Yes I am using 100 cameras of 2MP. (1280x1024 res.) streaming at 264 with 20fps with NVR recording all the motions activity.
Please guide how to do. -
@pankajpomal1 and all of your network connections are only 100mbps?
Rough napkin math puts you at like 2-3mbps per camera when recording.. (if your only doing motion only)
You might be able to get by if there is not a lot of motion on all the cameras at the same time.
But you need to move this data flow away from your normal users data flow.. With 100 some cameras, I would assume you have multiple switches.. So you run into a bottleneck on the uplinks..
Can you provide a basic drawing of how everything is connected, how many switches - what is connected to what, etc. Are you just all on one flat network, ie 192.168.1.0/24 or do you have multiple networks 192.168.1/24, 192.168.2/24, 192.168.3/24 etc..
You really should be using gig for the amount of cameras and and that recording rate..
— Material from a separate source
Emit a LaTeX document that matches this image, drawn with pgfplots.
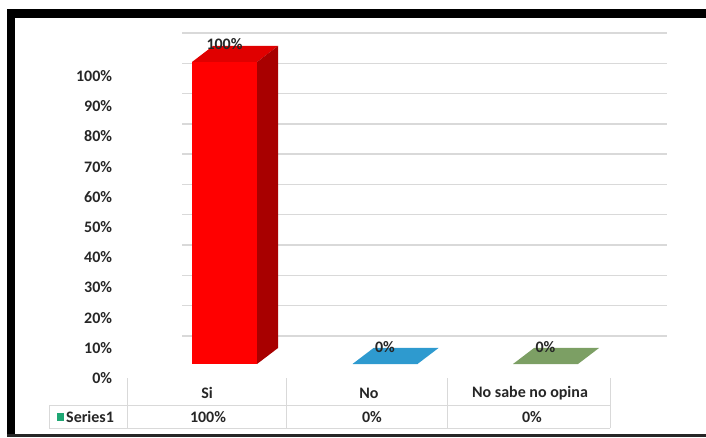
\documentclass[border=0pt]{standalone}
\usepackage{fontspec}
\setmainfont{Carlito}
\usepackage{pgfplots}
\pgfplotsset{compat=1.18}

\definecolor{barred}{HTML}{FF0000}
\definecolor{barredtop}{HTML}{E00000}
\definecolor{barredside}{HTML}{A80000}
\definecolor{barblue}{HTML}{2E9ACF}
\definecolor{bargreen}{HTML}{7C9F64}
\definecolor{keygreen}{HTML}{1FA774}
\definecolor{gridgray}{HTML}{D9D9D9}
\definecolor{txt}{HTML}{262626}

\newcommand{\lbl}{\bfseries\fontsize{16}{18}\selectfont\color{txt}}

\begin{document}
\begin{tikzpicture}
\useasboundingbox (0pt,0pt) rectangle (706pt,-438pt);

% back wall with gridlines
\begin{axis}[
    at={(182pt,-336pt)}, anchor=south west,
    scale only axis, width=485pt, height=303pt,
    xmin=0, xmax=1, ymin=0, ymax=100,
    xtick=\empty, ytick={0,10,...,100}, yticklabels={},
    ymajorgrids, grid style={gridgray, line width=1.4pt},
    axis line style={draw=none}, tick style={draw=none},
]
\end{axis}

% front plane: bars
\begin{axis}[
    at={(144.25pt,-364pt)}, anchor=south west,
    scale only axis, width=481.5pt, height=302pt,
    xmin=-0.5, xmax=2.5, ymin=0, ymax=100, clip=false,
    xtick=\empty, ytick={0,10,...,100},
    yticklabel={\pgfmathprintnumber{\tick}\%},
    /pgf/number format/assume math mode=true,
    yticklabel style={font=\lbl, anchor=east, inner sep=0pt, xshift=-32pt, yshift=-14pt},
    axis line style={draw=none}, tick style={draw=none},
    nodes near coords style={font=\lbl},
]
% Si
\addplot[ybar, bar width=65pt, bar shift=0pt, fill=barred, draw=none,
    nodes near coords={\pgfmathprintnumber{\pgfplotspointmeta}\%},
    every node near coord/.append style={font=\lbl, anchor=center, yshift=18pt}]
    coordinates {(0,100)};
\addplot[fill=barredtop, draw=none] coordinates {(-0.2025,100) (0.2025,100) (0.3335,105.3) (-0.0715,105.3)} --cycle;
\addplot[fill=barredside, draw=none] coordinates {(0.2025,0) (0.3335,5.3) (0.3335,105.3) (0.2025,100)} --cycle;
% No
\addplot[fill=barblue, draw=none] coordinates {(0.7975,0) (1.2025,0) (1.3335,5.3) (0.9285,5.3)} --cycle;
% No sabe no opina
\addplot[fill=bargreen, draw=none] coordinates {(1.7975,0) (2.2025,0) (2.3335,5.3) (1.9285,5.3)} --cycle;
% data labels for the zero bars
\addplot[ybar, bar width=65pt, bar shift=0pt, draw=none, fill=none,
    nodes near coords={\pgfmathprintnumber{\pgfplotspointmeta}\%},
    every node near coord/.append style={font=\lbl, anchor=center, yshift=17pt}]
    coordinates {(1,0) (2,0)};
\end{axis}

% data table
\begin{scope}[gridgray, line width=1pt]
  \foreach \x in {127,286,447,610} \draw (\x pt,-378pt) -- (\x pt,-428pt);
  \draw (49pt,-405pt) -- (610pt,-405pt);
  \draw (49pt,-428pt) -- (610pt,-428pt);
  \draw (49pt,-405pt) -- (49pt,-428pt);
\end{scope}
\node[font=\lbl] at (207pt,-393pt) {Si};
\node[font=\lbl] at (369pt,-393pt) {No};
\node[font=\lbl] at (530pt,-393pt) {No sabe no opina};
\node[font=\lbl] at (208pt,-417pt) {100\%};
\node[font=\lbl] at (372pt,-417pt) {0\%};
\node[font=\lbl] at (532pt,-417pt) {0\%};
\fill[keygreen] (57pt,-413pt) rectangle (64pt,-421pt);
\node[font=\lbl, anchor=west, inner sep=0pt] at (66pt,-417pt) {Series1};

% frame
\fill[black] (7pt,-9pt) rectangle (706pt,-18pt);
\fill[black] (7pt,-9pt) rectangle (15pt,-437pt);
\fill[black!85] (7pt,-434pt) rectangle (706pt,-437pt);
\end{tikzpicture}
\end{document}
edit: in the most basic of setups using just simple physical isolation. You would use different switches for your camera network vs your user network.
When you have multiple networks for connecting all of your devices you would have to worry about physical uplinks between switches, etc. But generally the idea is to separate all your camera data onto its own switches and uplinks from your user data. So depending how many switches, how many devices, and physical locations of users and cameras in relation to what switches they can connect too.